GOAL ::
Pictures stay out of the copy; set down each line of the listing below exactly.

DATASET EXCERPT ::
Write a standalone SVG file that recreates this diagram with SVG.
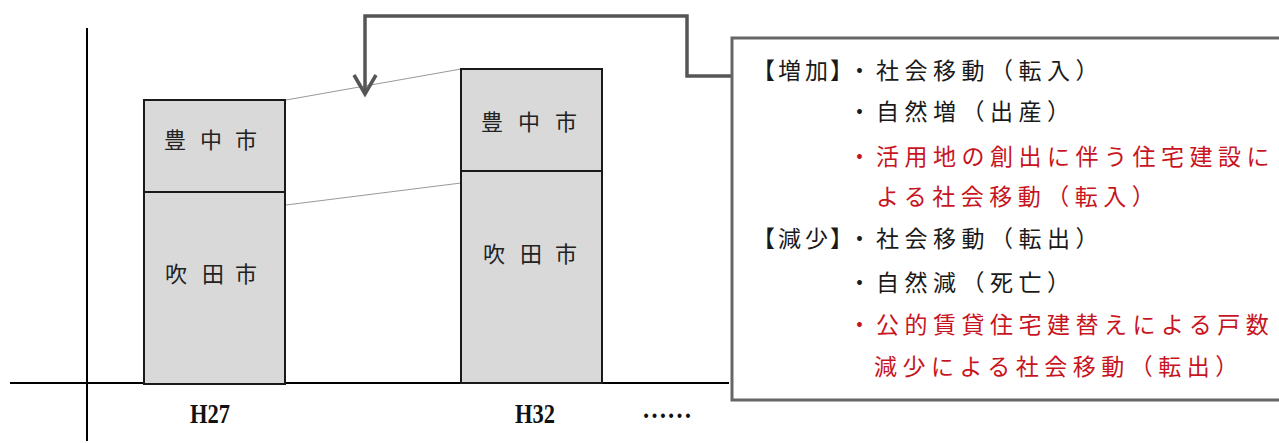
<svg xmlns="http://www.w3.org/2000/svg" width="1279" height="443" viewBox="0 0 1279 443">
<defs>
<style>
.axis{stroke:#000;stroke-width:2;fill:none}
.bar{fill:#d9d9d9;stroke:#1a1a1a;stroke-width:2}
.thin{stroke:#999;stroke-width:1;fill:none}
.conn{stroke:#555;stroke-width:3.5;fill:none}
.lbl{font-family:"Noto Sans CJK JP","Noto Sans",sans-serif;font-size:22px;fill:#222}
.yr{font-family:"Liberation Serif","DejaVu Serif",serif;font-size:28px;font-weight:bold;fill:#111}
.bx{font-family:"Noto Sans CJK JP","Noto Sans",sans-serif;font-size:23px;fill:#1a1a1a;letter-spacing:5.5px}
.red{fill:#c8141e}
</style>
</defs>
<rect width="1279" height="443" fill="#fff"/>
<g id="axes">
<line class="axis" x1="87" y1="28" x2="87" y2="441"/>
<line class="axis" x1="10" y1="383" x2="729" y2="383"/>
</g>
<g id="connectors">
<line class="thin" x1="286" y1="100" x2="461" y2="69"/>
<line class="thin" x1="286" y1="205" x2="461" y2="183"/>
<path class="conn" d="M734,76 H687 V16 H365 V92"/>
<path class="conn" d="M354,75 L365,94 L376,75"/>
</g>
<g id="bar-h27">
<rect class="bar" x="144" y="100" width="141" height="92"/>
<rect class="bar" x="144" y="192" width="141" height="192"/>
<text class="lbl" x="164 188 200 224 235" y="148">豊 中 市</text>
<text class="lbl" x="165 189 202 225 235" y="282">吹 田 市</text>
<text class="yr" x="190" y="423" textLength="40" lengthAdjust="spacingAndGlyphs">H27</text>
</g>
<g id="bar-h32">
<rect class="bar" x="461" y="69" width="141" height="102"/>
<rect class="bar" x="461" y="171" width="141" height="212"/>
<text class="lbl" x="481 505 518 542 555" y="130">豊 中 市</text>
<text class="lbl" x="483 507 520 544 555" y="262">吹 田 市</text>
<text class="yr" x="515" y="423" textLength="40" lengthAdjust="spacingAndGlyphs">H32</text>
</g>
<g id="ellipsis">
<text class="yr" x="642" y="418" font-size="25" font-weight="normal" textLength="50" lengthAdjust="spacingAndGlyphs">……</text>
</g>
<g id="factors-box">
<rect x="732" y="38" width="560" height="362" fill="#fff" stroke="#666" stroke-width="3"/>
<text class="bx" x="752 778 805 830 848" y="79" style="letter-spacing:0">【増加】・</text>
<text class="bx" x="876" y="79">社会移動（転入）</text>
<text class="bx" x="848" y="120" style="letter-spacing:0">・</text>
<text class="bx" x="876" y="120">自然増（出産）</text>
<text class="bx red" x="848" y="165" style="letter-spacing:0">・</text>
<text class="bx red" x="876" y="165">活用地の創出に伴う住宅建設に</text>
<text class="bx red" x="876" y="205">よる社会移動（転入）</text>
<text class="bx" x="752 778 805 830 848" y="247" style="letter-spacing:0">【減少】・</text>
<text class="bx" x="876" y="247">社会移動（転出）</text>
<text class="bx" x="848" y="291" style="letter-spacing:0">・</text>
<text class="bx" x="876" y="291">自然減（死亡）</text>
<text class="bx red" x="848" y="333" style="letter-spacing:0">・</text>
<text class="bx red" x="876" y="333">公的賃貸住宅建替えによる戸数</text>
<text class="bx red" x="874" y="375">減少による社会移動（転出）</text>
</g>
</svg>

TASK OUTPUT ::
Write a standalone SVG file that recreates this diagram with SVG.
<svg xmlns="http://www.w3.org/2000/svg" width="1279" height="443" viewBox="0 0 1279 443">
<defs>
<style>
.axis{stroke:#000;stroke-width:2;fill:none}
.bar{fill:#d9d9d9;stroke:#1a1a1a;stroke-width:2}
.thin{stroke:#999;stroke-width:1;fill:none}
.conn{stroke:#555;stroke-width:3.5;fill:none}
.lbl{font-family:"Noto Sans CJK JP","Noto Sans",sans-serif;font-size:22px;fill:#222}
.yr{font-family:"Liberation Serif","DejaVu Serif",serif;font-size:28px;font-weight:bold;fill:#111}
.bx{font-family:"Noto Sans CJK JP","Noto Sans",sans-serif;font-size:23px;fill:#1a1a1a;letter-spacing:5.5px}
.red{fill:#c8141e}
</style>
</defs>
<rect width="1279" height="443" fill="#fff"/>
<g id="axes">
<line class="axis" x1="87" y1="28" x2="87" y2="441"/>
<line class="axis" x1="10" y1="383" x2="729" y2="383"/>
</g>
<g id="connectors">
<line class="thin" x1="286" y1="100" x2="461" y2="69"/>
<line class="thin" x1="286" y1="205" x2="461" y2="183"/>
<path class="conn" d="M734,76 H687 V16 H365 V92"/>
<path class="conn" d="M354,75 L365,94 L376,75"/>
</g>
<g id="bar-h27">
<rect class="bar" x="144" y="100" width="141" height="92"/>
<rect class="bar" x="144" y="192" width="141" height="192"/>
<text class="lbl" x="164 188 200 224 235" y="148">豊 中 市</text>
<text class="lbl" x="165 189 202 225 235" y="282">吹 田 市</text>
<text class="yr" x="190" y="423" textLength="40" lengthAdjust="spacingAndGlyphs">H27</text>
</g>
<g id="bar-h32">
<rect class="bar" x="461" y="69" width="141" height="102"/>
<rect class="bar" x="461" y="171" width="141" height="212"/>
<text class="lbl" x="481 505 518 542 555" y="130">豊 中 市</text>
<text class="lbl" x="483 507 520 544 555" y="262">吹 田 市</text>
<text class="yr" x="515" y="423" textLength="40" lengthAdjust="spacingAndGlyphs">H32</text>
</g>
<g id="ellipsis">
<text class="yr" x="642" y="418" font-size="25" font-weight="normal" textLength="50" lengthAdjust="spacingAndGlyphs">……</text>
</g>
<g id="factors-box">
<rect x="732" y="38" width="560" height="362" fill="#fff" stroke="#666" stroke-width="3"/>
<text class="bx" x="752 778 805 830 848" y="79" style="letter-spacing:0">【増加】・</text>
<text class="bx" x="876" y="79">社会移動（転入）</text>
<text class="bx" x="848" y="120" style="letter-spacing:0">・</text>
<text class="bx" x="876" y="120">自然増（出産）</text>
<text class="bx red" x="848" y="165" style="letter-spacing:0">・</text>
<text class="bx red" x="876" y="165">活用地の創出に伴う住宅建設に</text>
<text class="bx red" x="876" y="205">よる社会移動（転入）</text>
<text class="bx" x="752 778 805 830 848" y="247" style="letter-spacing:0">【減少】・</text>
<text class="bx" x="876" y="247">社会移動（転出）</text>
<text class="bx" x="848" y="291" style="letter-spacing:0">・</text>
<text class="bx" x="876" y="291">自然減（死亡）</text>
<text class="bx red" x="848" y="333" style="letter-spacing:0">・</text>
<text class="bx red" x="876" y="333">公的賃貸住宅建替えによる戸数</text>
<text class="bx red" x="874" y="375">減少による社会移動（転出）</text>
</g>
</svg>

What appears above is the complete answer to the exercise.